=== Your task ===
Among the lines below, list those containing the string "matplotlib".

++++++

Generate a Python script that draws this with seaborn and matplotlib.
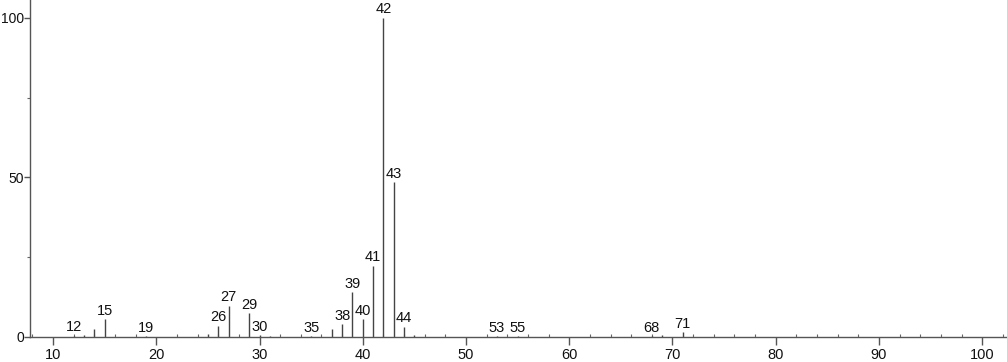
import matplotlib
matplotlib.use("Agg")
import matplotlib.pyplot as plt
import seaborn as sns
import pandas as pd
from matplotlib.ticker import MultipleLocator

# m/z values and relative intensities
mz = [12, 13, 14, 15, 19, 25, 26, 27, 29, 30, 31, 35, 37, 38, 39, 40, 41, 42, 43, 44, 45, 53, 55, 68, 69, 71]
intensity = [0.4, 0.5, 2.6, 5.6, 0.2, 0.8, 3.6, 9.8, 7.4, 0.5, 0.3, 0.3, 2.6, 4.1, 14.0, 5.6, 22.4, 100.0, 48.6, 3.2, 0.6, 0.3, 0.3, 0.3, 0.5, 1.5]
labeled = [12, 15, 19, 26, 27, 29, 30, 35, 38, 39, 40, 41, 42, 43, 44, 53, 55, 68, 71]

df = pd.DataFrame({"mz": mz, "intensity": intensity})

sns.set_theme(style="ticks")
plt.rcParams["font.family"] = ["Liberation Sans", "DejaVu Sans"]

fig = plt.figure(figsize=(10.07, 3.62), dpi=100)
ax = fig.add_axes([30 / 1007, 25 / 362, 977 / 1007, 337 / 362])

ax.vlines(df["mz"], 0, df["intensity"], color="#444444", linewidth=1.0)

for m, h in zip(df["mz"], df["intensity"]):
    if m in labeled:
        ax.annotate(str(m), xy=(m, h), xytext=(0, 1.0), textcoords="offset points",
                    ha="center", va="bottom", fontsize=10.5, color="#111111")

ax.set_xlim(7.77, 102.4)
ax.set_ylim(0, 105.6)

ax.xaxis.set_major_locator(MultipleLocator(10))
ax.xaxis.set_minor_locator(MultipleLocator(2))
ax.yaxis.set_major_locator(MultipleLocator(50))
ax.yaxis.set_minor_locator(MultipleLocator(25))

ax.tick_params(axis="x", which="major", direction="out", length=6, width=1, color="#555555",
               labelsize=10.5, labelcolor="#111111", pad=2)
ax.tick_params(axis="x", which="minor", direction="in", length=2.5, width=0.8, color="#666666")
ax.tick_params(axis="y", which="major", direction="out", length=4, width=1, color="#555555",
               labelsize=10, labelcolor="#111111", pad=0.3)
ax.tick_params(axis="y", which="minor", direction="out", length=2, width=0.8, color="#666666")

for s in ["top", "right"]:
    ax.spines[s].set_visible(False)
for s in ["left", "bottom"]:
    ax.spines[s].set_color("#555555")
    ax.spines[s].set_linewidth(1.0)

ax.set_xlabel("")
ax.set_ylabel("")

fig.savefig("out.png", dpi=100)
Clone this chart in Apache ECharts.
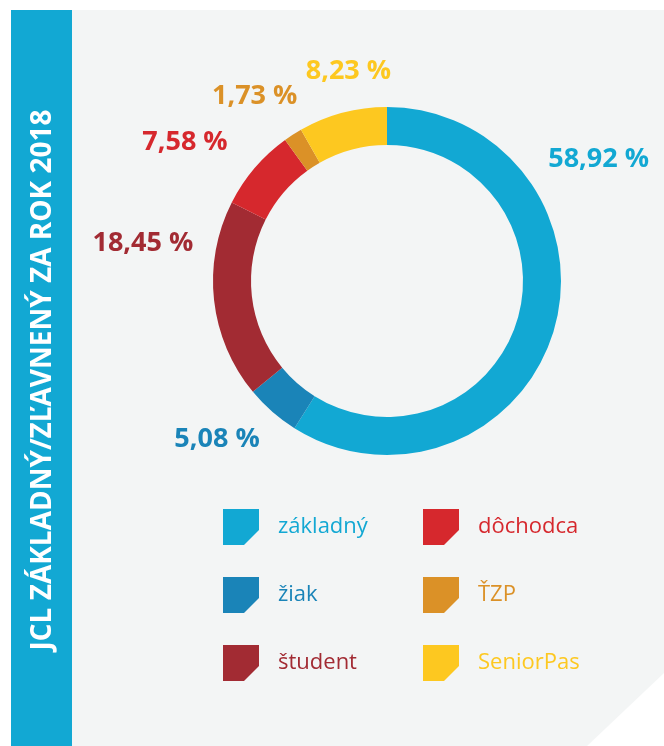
<!DOCTYPE html>
<html>
<head>
<meta charset="utf-8">
<script src="https://cdn.jsdelivr.net/npm/echarts@6/dist/echarts.min.js"></script>
<style>
  html, body { margin: 0; padding: 0; background: #fff; }
  #chart { width: 664px; height: 746px; }
</style>
</head>
<body>
<div id="chart"></div>
<script>
// data
var categories = ['základný', 'žiak', 'študent', 'dôchodca', 'ŤZP', 'SeniorPas'];
var shares = [58.92, 5.08, 18.45, 7.58, 1.73, 8.23];
var colors = ['#12a8d3', '#1a84b8', '#a22b33', '#d6282d', '#db9127', '#fdc820'];
var legendLeftCol = ['základný', 'žiak', 'študent'];
var legendRightCol = ['dôchodca', 'ŤZP', 'SeniorPas'];
var title = 'JCL ZÁKLADNÝ/ZĽAVNENÝ ZA ROK 2018';

// nudges for the outside labels (same order as categories)
var labelNudge = [[-35, -177], [9, 9], [9, -60], [-3, -9], [23, -17], [60, -17]];

var myChart = echarts.init(document.getElementById('chart'));

var pieData = categories.map(function (name, i) {
    return {
        name: name,
        value: shares[i],
        itemStyle: { color: colors[i] },
        label: { color: colors[i] }
    };
});

function legendItems(names) {
    return names.map(function (n) {
        return { name: n, textStyle: { color: colors[categories.indexOf(n)] } };
    });
}

var icon = 'path://M0,0L36,0L36,21L21,36L0,36Z';

var legendBase = {
    orient: 'vertical',
    top: 509,
    padding: 0,
    itemWidth: 36,
    itemHeight: 36,
    itemGap: 32,
    icon: icon,
    selectedMode: false,
    textStyle: {
        fontFamily: 'Open Sans',
        fontSize: 22,
        padding: [0, 0, 0, 14]
    }
};

var option = {
    backgroundColor: '#ffffff',
    animation: false,
    graphic: [
        {
            type: 'polygon',
            z: -10,
            shape: { points: [[72, 10], [664, 10], [664, 673], [587, 746], [72, 746]] },
            style: { fill: '#f3f5f5' }
        },
        {
            type: 'rect',
            z: -10,
            shape: { x: 11, y: 10, width: 61, height: 736 },
            style: { fill: '#12a8d3' }
        },
        {
            type: 'text',
            z: 5,
            x: 43,
            y: 380,
            rotation: Math.PI / 2,
            style: {
                text: title,
                fill: '#ffffff',
                font: 'bold 28px "Open Sans"',
                textAlign: 'center',
                textVerticalAlign: 'middle'
            }
        }
    ],
    legend: [
        Object.assign({}, legendBase, { left: 223, data: legendItems(legendLeftCol) }),
        Object.assign({}, legendBase, { left: 423, data: legendItems(legendRightCol) })
    ],
    series: [{
        type: 'pie',
        center: [387, 281],
        radius: [136, 174],
        startAngle: 90,
        clockwise: true,
        avoidLabelOverlap: false,
        silent: true,
        label: {
            show: true,
            position: 'outside',
            fontFamily: 'Open Sans',
            fontWeight: 'bold',
            fontSize: 27,
            formatter: function (p) {
                return p.value.toFixed(2).replace('.', ',') + ' %';
            }
        },
        labelLine: { show: false, length: 25, length2: 0 },
        labelLayout: function (p) {
            var n = labelNudge[p.dataIndex];
            return { dx: n[0], dy: n[1] };
        },
        data: pieData
    }]
};

myChart.setOption(option);
</script>
</body>
</html>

++++++

=== In response ===
Generate a Python script that draws this with seaborn and matplotlib.
import matplotlib
matplotlib.use("Agg")
import matplotlib.pyplot as plt
from matplotlib.ticker import MultipleLocator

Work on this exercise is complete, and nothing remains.